Brandin Bryant (born September 16, 1993) is an American children’s book author and professional football defensive end. He played college football at Florida Atlantic and was signed by the Seattle Seahawks as an undrafted free agent in 2016. Brandin published his debut children’s book “So, You Want To Be an Athlete?” in January 2024.

==College career==
Bryant first went to college at Fort Scott Community College as a redshirt freshman. He transferred to Florida Atlantic University, where he would be a starter for the following four seasons. He majored in communication and political science. During his junior season, he returned to Nebraska, where his grandfather had played in the mid-1950s. Over his four-year collegiate career, he totaled 130 total tackles (27.0 for a loss), 13.5 sacks, 2 passes defended and a forced fumble. He earned FAU's comeback player of the year award during the 2015 season.

==Professional career==
===Seattle Seahawks===
Bryant was signed by the Seattle Seahawks as an undrafted free agent on May 6, 2016. He played in all four of their preseason games, compiling 3 total tackles. On September 3, 2016, Bryant was waived by the Seahawks.

===New York Jets===
On October 24, 2016, Bryant was signed to the New York Jets' practice squad. He was promoted to the active roster on December 20, 2016.

On August 4, 2017, Bryant was waived/injured by the Jets and placed on injured reserve. He was waived from IR on August 9, 2017.

===Cleveland Browns===
Bryant signed with the Cleveland Browns on August 9, 2019. He was waived on August 31, 2019 and was signed to the practice squad the next day. The Browns elevated Bryant to their active roster on November 22, 2019. He was waived on December 21, 2019 and re-signed to the practice squad.

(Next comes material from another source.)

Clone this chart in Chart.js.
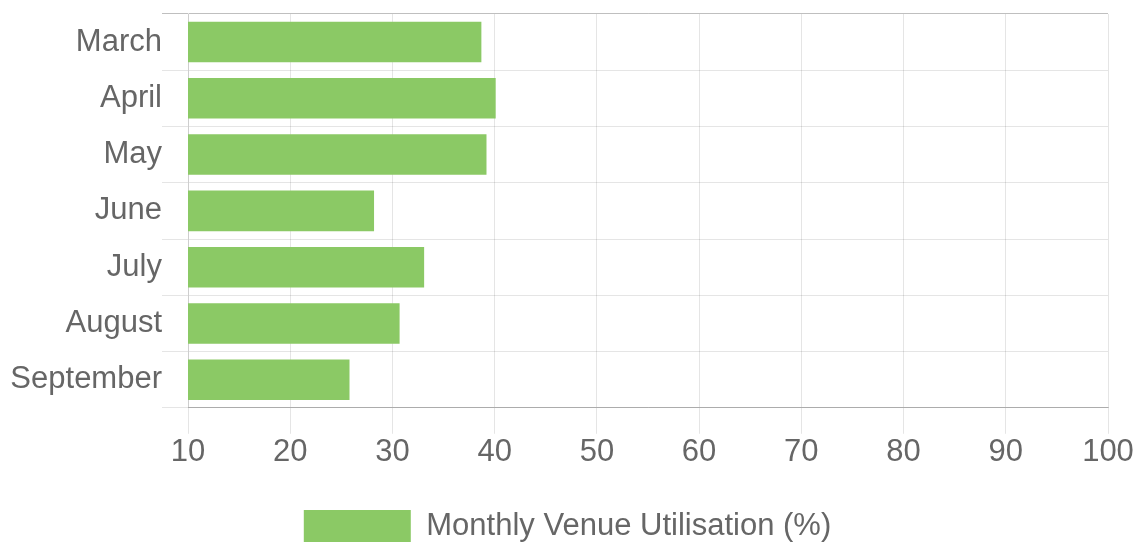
<!DOCTYPE html>
<html>
<head>
<meta charset="utf-8">
<script src="https://cdn.jsdelivr.net/npm/chart.js@4/dist/chart.umd.min.js"></script>
<style>
  html, body { margin: 0; padding: 0; background: #fff; }
  #wrap { width: 1139px; height: 542px; }
</style>
</head>
<body>
<div id="wrap"><canvas id="venueChart" width="1139" height="542"></canvas></div>
<script>
var months = ['March', 'April', 'May', 'June', 'July', 'August', 'September'];
var utilisation = [38.7, 40.1, 39.2, 28.2, 33.1, 30.7, 25.8];
var seriesName = 'Monthly Venue Utilisation (%)';

var barColour = '#8bc965';
var fontStuff = { family: '"Liberation Sans", Arial, sans-serif', size: 31 };
var yFont = { family: '"Liberation Sans", Arial, sans-serif', size: 31, lineHeight: 0.9 };

var ctx = document.getElementById('venueChart').getContext('2d');
var venueChart = new Chart(ctx, {
    type: 'bar',
    data: {
        labels: months,
        datasets: [{
            label: seriesName,
            data: utilisation,
            backgroundColor: barColour,
            borderWidth: 0,
            categoryPercentage: 0.8,
            barPercentage: 0.9
        }]
    },
    options: {
        indexAxis: 'y',
        responsive: false,
        animation: false,
        layout: { padding: { top: 11, right: 4, left: 0, bottom: -10 } },
        scales: {
            x: {
                min: 10,
                max: 100,
                ticks: { stepSize: 10, color: '#666', font: fontStuff, padding: 0 },
                grid: { color: 'rgba(0,0,0,0.1)', tickLength: 26 },
                border: { color: 'rgba(0,0,0,0.25)' },
                afterFit: function (scale) {
                    scale.height = scale.height + 37;
                    scale.paddingRight = 31;
                }
            },
            y: {
                ticks: { color: '#666', font: yFont, padding: 0 },
                grid: {
                    // first and last lines are a bit darker, like the frame
                    color: function (c) {
                        if (c.index === 0 || c.index === months.length) return 'rgba(0,0,0,0.25)';
                        return 'rgba(0,0,0,0.1)';
                    },
                    tickLength: 26
                },
                border: { color: 'rgba(0,0,0,0.1)' },
                afterFit: function (scale) { scale.width = 188; }
            }
        },
        plugins: {
            legend: {
                position: 'bottom',
                labels: {
                    color: '#666',
                    font: fontStuff,
                    boxWidth: 107,
                    boxHeight: 32,
                    padding: 2
                }
            },
            tooltip: { enabled: false }
        }
    }
});
</script>
</body>
</html>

The Browns signed Bryant to their reserve/futures list on December 30, 2019. Bryant was waived by the Browns on May 8, 2020.

===Miami Dolphins===
Bryant was signed by the Miami Dolphins on August 12, 2020. He was placed on the reserve/COVID-19 list by the team on August 15, 2020, and activated the next day. He was waived on September 5, 2020.

===Buffalo Bills (first stint)===
On September 17, 2020, Bryant was signed to the Buffalo Bills practice squad. He was elevated to the active roster on October 31 for the team's week 8 game against the New England Patriots, and reverted to the practice squad after the game. On January 26, 2021, Bryant signed a reserves/futures contract with the Bills. He was waived on August 31, 2021 and re-signed to the practice squad the next day.

After the Bills were eliminated in the Divisional Round of the 2021 playoffs, Bryant signed a reserve/future contract on January 24, 2022.

On August 30, 2022, Bryant was waived by the Bills and signed to the practice squad the next day. He was promoted to the active roster on September 24. He was released on November 1.

===Houston Texans===
On November 7, 2022, Bryant was signed to the Houston Texans practice squad. He was released on December 12.

===Buffalo Bills (second stint)===
On December 13, 2022, the Buffalo Bills signed Bryant to the 53-man roster. On December 19 he was released. On December 21, he was re-signed to the practice squad. He signed a reserve/future contract on January 23, 2023. He was released on June 1, 2023.

===New York Giants===
On July 24, 2023, the New York Giants signed Bryant. He was released on August 27.